Population (2007 census)
- • Total: 101,811
- • Density: 10.83/km^{2} (28.04/sq mi)

= Chifunde District =

Chifunde District is a district of Tete Province in western Mozambique. The principal town is
Chifunde. The district is located in the north of the province, and borders with Zambia in the north, Malawi in the northeast, Macanga District in the east, Chiuta District in the south, and with Marávia District in the west. The area of the district is 9403 km2. It has a population of 101,811 as of 2007.

==Geography==
The Kapoche River makes the eastern border of the district, and the Luangua River makes its western border. Both are major left tributaries of the Zambezi.

The climate of the district is tropical wet and dry, with the average annual rainfall being between 800 mm and 1400 mm.

==Demographics==
As of 2005, 49% of the population of the district was younger than 15 years. 7% of the population spoke Portuguese. The most common mothertongue among the population was Cinyungwe. 88% were analphabetic, mostly women.
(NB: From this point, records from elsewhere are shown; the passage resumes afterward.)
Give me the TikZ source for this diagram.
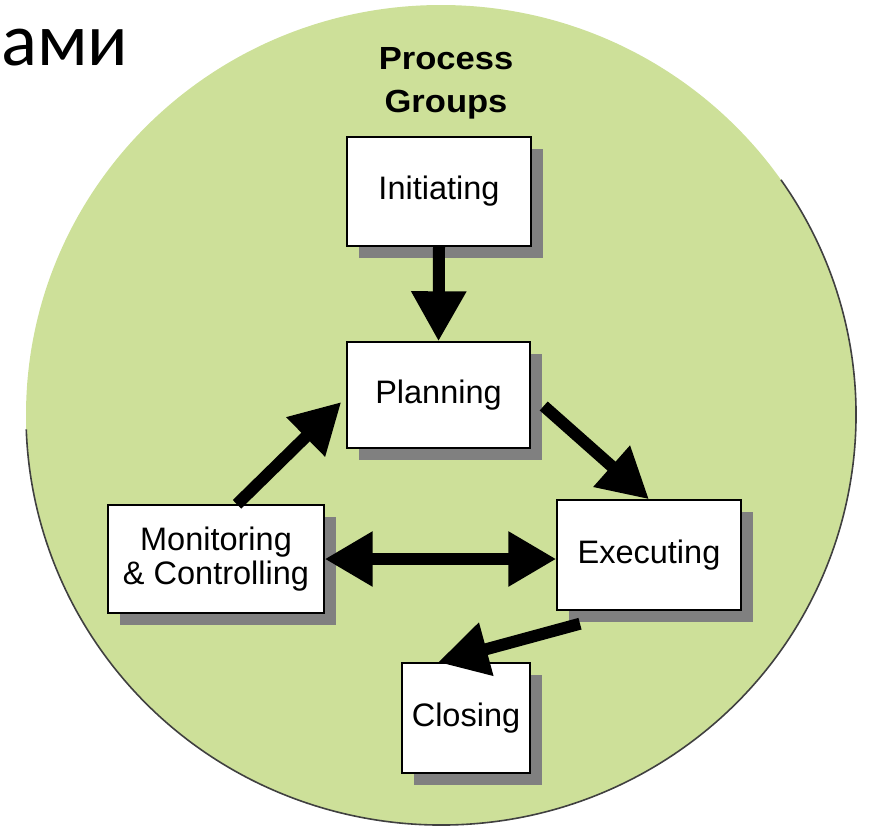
\documentclass[tikz,border=0pt]{standalone}
\usepackage{fontspec}
\setmainfont{Liberation Sans}
\newfontfamily\carl{Carlito}
\usetikzlibrary{arrows.meta,shadows,calc}
\definecolor{circgreen}{RGB}{205,224,153}
\definecolor{shadowgray}{RGB}{128,128,128}
\begin{document}
\begin{tikzpicture}[x=1pt,y=-1pt,
  box/.style={draw=black,line width=1.4pt,fill=white,inner sep=0pt,align=center,
    font=\fontsize{32.5}{34}\selectfont,
    drop shadow={shadow xshift=12pt,shadow yshift=-12pt,fill=shadowgray,opacity=1}},
  flow/.style={line width=12pt,-{Triangle[length=50pt,width=52pt]}},
  biflow/.style={line width=12pt,{Triangle[length=48pt,width=52pt]}-{Triangle[length=48pt,width=52pt]}},
  titletext/.style={font=\fontsize{32}{40}\selectfont\bfseries,inner sep=0pt,anchor=base}
]
\useasboundingbox (0,0) rectangle (869,827);
% background circle
\fill[circgreen] (441,415) ellipse [x radius=415, y radius=410];
\draw[black!75,line width=1.6pt] (441,415) ++(-35:415 and 410)
  arc[start angle=-35,end angle=178,x radius=415,y radius=410];
% heading cut-off text
\node[anchor=base west,inner sep=0pt,font=\carl\fontsize{75}{80}\selectfont] (ami) at (1,65) {ами};
% titles
\node[titletext] (t1) at (446,69) {\scalebox{1.08}[1]{Process}};
\node[titletext] (t2) at (446,112) {\scalebox{1.08}[1]{Groups}};
% boxes
\node[box,minimum width=184pt,minimum height=109pt] (init) at (439,191.5) {Initiating};
\node[box,minimum width=183pt,minimum height=106pt] (plan) at (438.5,395) {Planning};
\node[box,minimum width=216pt,minimum height=108pt] (mon) at (216,559) {Monitoring\\\& Controlling};
\node[box,minimum width=184pt,minimum height=110pt] (exec) at (649,555) {Executing};
\node[box,minimum width=128pt,minimum height=110pt] (close) at (466,718) {Closing};
% connectors
\draw[flow] (init.south) -- (plan.north);
\draw[flow] ([shift={(13,11)}]plan.east) -- (exec.north);
\draw[flow] ([xshift=21pt]mon.north) -- ([shift={(-5,7)}]plan.west);
\draw[biflow] (mon.east) -- (exec.west |- mon.east);
\draw[flow] ([shift={(-69,13)}]exec.south) -- ([xshift=-28pt]close.north);
\end{tikzpicture}
\end{document}
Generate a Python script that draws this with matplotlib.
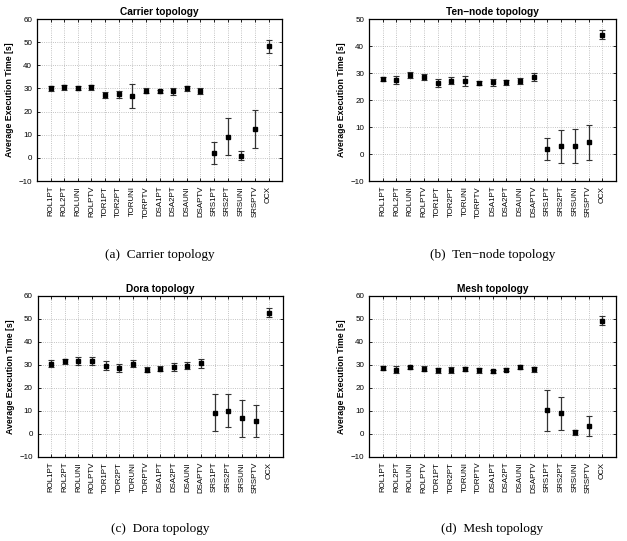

==Administrative divisions==
The district is divided into three postos, Chifunde (three localities), Mualadzi (two localities), and N'sadzo (two localities).

==Economy==
Less than 1% of the households in the district have access to electricity.

===Agriculture===
In the district, there are 13,000 farms which have on average 2.0 ha of land. The main agricultural products are corn, cassava, cowpea, peanut, tobacco, and sweet potato.

===Transportation===
There is a road network in the district which is 312 km long and includes a 129 km stretch of the national road EN548 and 10 km stretch of the national road EN221.